═══ DATA BLOCK ═══
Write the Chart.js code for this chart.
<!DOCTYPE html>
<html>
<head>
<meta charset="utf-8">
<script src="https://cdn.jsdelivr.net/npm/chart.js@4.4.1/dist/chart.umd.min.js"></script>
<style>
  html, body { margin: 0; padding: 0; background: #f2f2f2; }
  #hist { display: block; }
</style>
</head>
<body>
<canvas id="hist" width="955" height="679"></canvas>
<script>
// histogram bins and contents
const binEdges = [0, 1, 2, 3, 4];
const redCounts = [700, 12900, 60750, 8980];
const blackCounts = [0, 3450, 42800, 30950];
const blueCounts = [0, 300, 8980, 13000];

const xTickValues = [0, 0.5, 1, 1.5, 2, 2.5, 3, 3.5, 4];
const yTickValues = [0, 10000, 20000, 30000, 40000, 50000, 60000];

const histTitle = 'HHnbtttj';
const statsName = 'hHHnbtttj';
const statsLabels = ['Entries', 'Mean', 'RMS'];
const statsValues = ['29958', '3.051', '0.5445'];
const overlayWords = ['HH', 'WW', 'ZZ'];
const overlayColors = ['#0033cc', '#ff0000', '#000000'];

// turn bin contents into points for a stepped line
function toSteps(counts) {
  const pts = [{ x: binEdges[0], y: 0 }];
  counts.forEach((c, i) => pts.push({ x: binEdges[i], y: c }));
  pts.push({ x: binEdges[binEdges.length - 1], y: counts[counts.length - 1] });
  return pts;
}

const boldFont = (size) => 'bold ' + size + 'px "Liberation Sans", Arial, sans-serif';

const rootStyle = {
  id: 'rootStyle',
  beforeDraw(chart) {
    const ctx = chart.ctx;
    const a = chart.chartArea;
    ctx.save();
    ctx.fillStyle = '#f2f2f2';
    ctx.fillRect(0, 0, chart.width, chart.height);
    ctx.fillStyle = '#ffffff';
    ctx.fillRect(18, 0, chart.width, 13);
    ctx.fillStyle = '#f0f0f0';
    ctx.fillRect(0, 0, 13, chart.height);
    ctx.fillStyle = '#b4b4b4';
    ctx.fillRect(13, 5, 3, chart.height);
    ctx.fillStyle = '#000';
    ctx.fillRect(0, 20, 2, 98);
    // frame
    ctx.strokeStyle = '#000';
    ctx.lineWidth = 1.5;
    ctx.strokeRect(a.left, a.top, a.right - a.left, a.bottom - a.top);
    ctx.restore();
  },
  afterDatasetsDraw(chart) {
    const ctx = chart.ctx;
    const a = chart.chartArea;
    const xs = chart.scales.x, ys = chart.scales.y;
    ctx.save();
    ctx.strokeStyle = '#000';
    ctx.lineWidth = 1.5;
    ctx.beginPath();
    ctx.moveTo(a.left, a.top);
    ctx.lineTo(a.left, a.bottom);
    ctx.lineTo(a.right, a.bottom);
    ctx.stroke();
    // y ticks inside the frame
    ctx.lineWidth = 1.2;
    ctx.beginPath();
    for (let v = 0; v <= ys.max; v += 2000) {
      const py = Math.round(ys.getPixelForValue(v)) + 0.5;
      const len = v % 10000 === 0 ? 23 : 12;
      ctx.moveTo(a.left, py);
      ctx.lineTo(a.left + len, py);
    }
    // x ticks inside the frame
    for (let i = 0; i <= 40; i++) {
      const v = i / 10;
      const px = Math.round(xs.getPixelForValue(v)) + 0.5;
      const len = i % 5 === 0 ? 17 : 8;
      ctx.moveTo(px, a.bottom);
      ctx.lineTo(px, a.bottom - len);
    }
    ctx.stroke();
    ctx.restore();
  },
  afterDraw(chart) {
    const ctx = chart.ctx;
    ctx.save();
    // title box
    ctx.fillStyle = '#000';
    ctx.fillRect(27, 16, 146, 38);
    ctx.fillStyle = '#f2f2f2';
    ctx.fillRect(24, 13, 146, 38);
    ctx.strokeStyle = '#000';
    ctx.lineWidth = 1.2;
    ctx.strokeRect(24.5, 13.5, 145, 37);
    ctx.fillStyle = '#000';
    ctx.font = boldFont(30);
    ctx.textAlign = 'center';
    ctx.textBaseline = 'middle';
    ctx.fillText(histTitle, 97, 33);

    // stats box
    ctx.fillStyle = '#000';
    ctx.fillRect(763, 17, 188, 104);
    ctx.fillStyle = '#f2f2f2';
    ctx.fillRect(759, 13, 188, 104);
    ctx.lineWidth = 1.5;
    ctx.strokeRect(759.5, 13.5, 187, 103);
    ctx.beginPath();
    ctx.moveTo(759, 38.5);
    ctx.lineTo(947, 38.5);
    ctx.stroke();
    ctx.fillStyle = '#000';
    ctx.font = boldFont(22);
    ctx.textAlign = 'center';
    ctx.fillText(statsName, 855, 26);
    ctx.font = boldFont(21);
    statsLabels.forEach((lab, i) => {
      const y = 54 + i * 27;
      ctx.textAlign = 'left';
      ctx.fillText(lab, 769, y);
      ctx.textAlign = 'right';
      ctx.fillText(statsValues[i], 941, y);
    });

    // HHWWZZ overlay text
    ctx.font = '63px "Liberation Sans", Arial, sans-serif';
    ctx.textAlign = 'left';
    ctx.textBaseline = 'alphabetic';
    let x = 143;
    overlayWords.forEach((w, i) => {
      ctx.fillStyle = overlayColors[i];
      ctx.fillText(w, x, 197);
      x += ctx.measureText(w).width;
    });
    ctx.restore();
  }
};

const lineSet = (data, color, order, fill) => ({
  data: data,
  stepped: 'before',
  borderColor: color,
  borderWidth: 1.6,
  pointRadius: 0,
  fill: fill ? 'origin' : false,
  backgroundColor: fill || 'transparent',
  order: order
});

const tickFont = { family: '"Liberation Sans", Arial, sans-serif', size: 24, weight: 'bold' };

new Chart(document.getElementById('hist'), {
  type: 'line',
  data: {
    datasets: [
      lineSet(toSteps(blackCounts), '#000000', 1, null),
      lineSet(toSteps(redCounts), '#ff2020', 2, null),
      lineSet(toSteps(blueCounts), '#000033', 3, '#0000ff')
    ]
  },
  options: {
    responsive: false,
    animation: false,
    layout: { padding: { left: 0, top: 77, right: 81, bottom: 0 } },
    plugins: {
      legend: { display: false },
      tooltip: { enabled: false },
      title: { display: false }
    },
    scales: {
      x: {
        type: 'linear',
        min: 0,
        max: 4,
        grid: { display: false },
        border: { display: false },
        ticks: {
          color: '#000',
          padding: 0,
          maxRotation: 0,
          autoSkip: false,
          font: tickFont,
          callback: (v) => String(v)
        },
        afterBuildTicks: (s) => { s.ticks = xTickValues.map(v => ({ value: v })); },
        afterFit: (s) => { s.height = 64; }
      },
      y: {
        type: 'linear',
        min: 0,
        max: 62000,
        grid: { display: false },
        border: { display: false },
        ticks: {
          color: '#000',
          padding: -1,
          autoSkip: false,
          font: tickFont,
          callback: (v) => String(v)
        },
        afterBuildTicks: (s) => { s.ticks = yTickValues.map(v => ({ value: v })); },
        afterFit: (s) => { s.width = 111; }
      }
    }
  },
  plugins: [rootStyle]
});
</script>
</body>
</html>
═══
YOUR TASK:
Make an exact copy of every line in the data.

COMPLETE OUTPUT:
Write the Chart.js code for this chart.
<!DOCTYPE html>
<html>
<head>
<meta charset="utf-8">
<script src="https://cdn.jsdelivr.net/npm/chart.js@4.4.1/dist/chart.umd.min.js"></script>
<style>
  html, body { margin: 0; padding: 0; background: #f2f2f2; }
  #hist { display: block; }
</style>
</head>
<body>
<canvas id="hist" width="955" height="679"></canvas>
<script>
// histogram bins and contents
const binEdges = [0, 1, 2, 3, 4];
const redCounts = [700, 12900, 60750, 8980];
const blackCounts = [0, 3450, 42800, 30950];
const blueCounts = [0, 300, 8980, 13000];

const xTickValues = [0, 0.5, 1, 1.5, 2, 2.5, 3, 3.5, 4];
const yTickValues = [0, 10000, 20000, 30000, 40000, 50000, 60000];

const histTitle = 'HHnbtttj';
const statsName = 'hHHnbtttj';
const statsLabels = ['Entries', 'Mean', 'RMS'];
const statsValues = ['29958', '3.051', '0.5445'];
const overlayWords = ['HH', 'WW', 'ZZ'];
const overlayColors = ['#0033cc', '#ff0000', '#000000'];

// turn bin contents into points for a stepped line
function toSteps(counts) {
  const pts = [{ x: binEdges[0], y: 0 }];
  counts.forEach((c, i) => pts.push({ x: binEdges[i], y: c }));
  pts.push({ x: binEdges[binEdges.length - 1], y: counts[counts.length - 1] });
  return pts;
}

const boldFont = (size) => 'bold ' + size + 'px "Liberation Sans", Arial, sans-serif';

const rootStyle = {
  id: 'rootStyle',
  beforeDraw(chart) {
    const ctx = chart.ctx;
    const a = chart.chartArea;
    ctx.save();
    ctx.fillStyle = '#f2f2f2';
    ctx.fillRect(0, 0, chart.width, chart.height);
    ctx.fillStyle = '#ffffff';
    ctx.fillRect(18, 0, chart.width, 13);
    ctx.fillStyle = '#f0f0f0';
    ctx.fillRect(0, 0, 13, chart.height);
    ctx.fillStyle = '#b4b4b4';
    ctx.fillRect(13, 5, 3, chart.height);
    ctx.fillStyle = '#000';
    ctx.fillRect(0, 20, 2, 98);
    // frame
    ctx.strokeStyle = '#000';
    ctx.lineWidth = 1.5;
    ctx.strokeRect(a.left, a.top, a.right - a.left, a.bottom - a.top);
    ctx.restore();
  },
  afterDatasetsDraw(chart) {
    const ctx = chart.ctx;
    const a = chart.chartArea;
    const xs = chart.scales.x, ys = chart.scales.y;
    ctx.save();
    ctx.strokeStyle = '#000';
    ctx.lineWidth = 1.5;
    ctx.beginPath();
    ctx.moveTo(a.left, a.top);
    ctx.lineTo(a.left, a.bottom);
    ctx.lineTo(a.right, a.bottom);
    ctx.stroke();
    // y ticks inside the frame
    ctx.lineWidth = 1.2;
    ctx.beginPath();
    for (let v = 0; v <= ys.max; v += 2000) {
      const py = Math.round(ys.getPixelForValue(v)) + 0.5;
      const len = v % 10000 === 0 ? 23 : 12;
      ctx.moveTo(a.left, py);
      ctx.lineTo(a.left + len, py);
    }
    // x ticks inside the frame
    for (let i = 0; i <= 40; i++) {
      const v = i / 10;
      const px = Math.round(xs.getPixelForValue(v)) + 0.5;
      const len = i % 5 === 0 ? 17 : 8;
      ctx.moveTo(px, a.bottom);
      ctx.lineTo(px, a.bottom - len);
    }
    ctx.stroke();
    ctx.restore();
  },
  afterDraw(chart) {
    const ctx = chart.ctx;
    ctx.save();
    // title box
    ctx.fillStyle = '#000';
    ctx.fillRect(27, 16, 146, 38);
    ctx.fillStyle = '#f2f2f2';
    ctx.fillRect(24, 13, 146, 38);
    ctx.strokeStyle = '#000';
    ctx.lineWidth = 1.2;
    ctx.strokeRect(24.5, 13.5, 145, 37);
    ctx.fillStyle = '#000';
    ctx.font = boldFont(30);
    ctx.textAlign = 'center';
    ctx.textBaseline = 'middle';
    ctx.fillText(histTitle, 97, 33);

    // stats box
    ctx.fillStyle = '#000';
    ctx.fillRect(763, 17, 188, 104);
    ctx.fillStyle = '#f2f2f2';
    ctx.fillRect(759, 13, 188, 104);
    ctx.lineWidth = 1.5;
    ctx.strokeRect(759.5, 13.5, 187, 103);
    ctx.beginPath();
    ctx.moveTo(759, 38.5);
    ctx.lineTo(947, 38.5);
    ctx.stroke();
    ctx.fillStyle = '#000';
    ctx.font = boldFont(22);
    ctx.textAlign = 'center';
    ctx.fillText(statsName, 855, 26);
    ctx.font = boldFont(21);
    statsLabels.forEach((lab, i) => {
      const y = 54 + i * 27;
      ctx.textAlign = 'left';
      ctx.fillText(lab, 769, y);
      ctx.textAlign = 'right';
      ctx.fillText(statsValues[i], 941, y);
    });

    // HHWWZZ overlay text
    ctx.font = '63px "Liberation Sans", Arial, sans-serif';
    ctx.textAlign = 'left';
    ctx.textBaseline = 'alphabetic';
    let x = 143;
    overlayWords.forEach((w, i) => {
      ctx.fillStyle = overlayColors[i];
      ctx.fillText(w, x, 197);
      x += ctx.measureText(w).width;
    });
    ctx.restore();
  }
};

const lineSet = (data, color, order, fill) => ({
  data: data,
  stepped: 'before',
  borderColor: color,
  borderWidth: 1.6,
  pointRadius: 0,
  fill: fill ? 'origin' : false,
  backgroundColor: fill || 'transparent',
  order: order
});

const tickFont = { family: '"Liberation Sans", Arial, sans-serif', size: 24, weight: 'bold' };

new Chart(document.getElementById('hist'), {
  type: 'line',
  data: {
    datasets: [
      lineSet(toSteps(blackCounts), '#000000', 1, null),
      lineSet(toSteps(redCounts), '#ff2020', 2, null),
      lineSet(toSteps(blueCounts), '#000033', 3, '#0000ff')
    ]
  },
  options: {
    responsive: false,
    animation: false,
    layout: { padding: { left: 0, top: 77, right: 81, bottom: 0 } },
    plugins: {
      legend: { display: false },
      tooltip: { enabled: false },
      title: { display: false }
    },
    scales: {
      x: {
        type: 'linear',
        min: 0,
        max: 4,
        grid: { display: false },
        border: { display: false },
        ticks: {
          color: '#000',
          padding: 0,
          maxRotation: 0,
          autoSkip: false,
          font: tickFont,
          callback: (v) => String(v)
        },
        afterBuildTicks: (s) => { s.ticks = xTickValues.map(v => ({ value: v })); },
        afterFit: (s) => { s.height = 64; }
      },
      y: {
        type: 'linear',
        min: 0,
        max: 62000,
        grid: { display: false },
        border: { display: false },
        ticks: {
          color: '#000',
          padding: -1,
          autoSkip: false,
          font: tickFont,
          callback: (v) => String(v)
        },
        afterBuildTicks: (s) => { s.ticks = yTickValues.map(v => ({ value: v })); },
        afterFit: (s) => { s.width = 111; }
      }
    }
  },
  plugins: [rootStyle]
});
</script>
</body>
</html>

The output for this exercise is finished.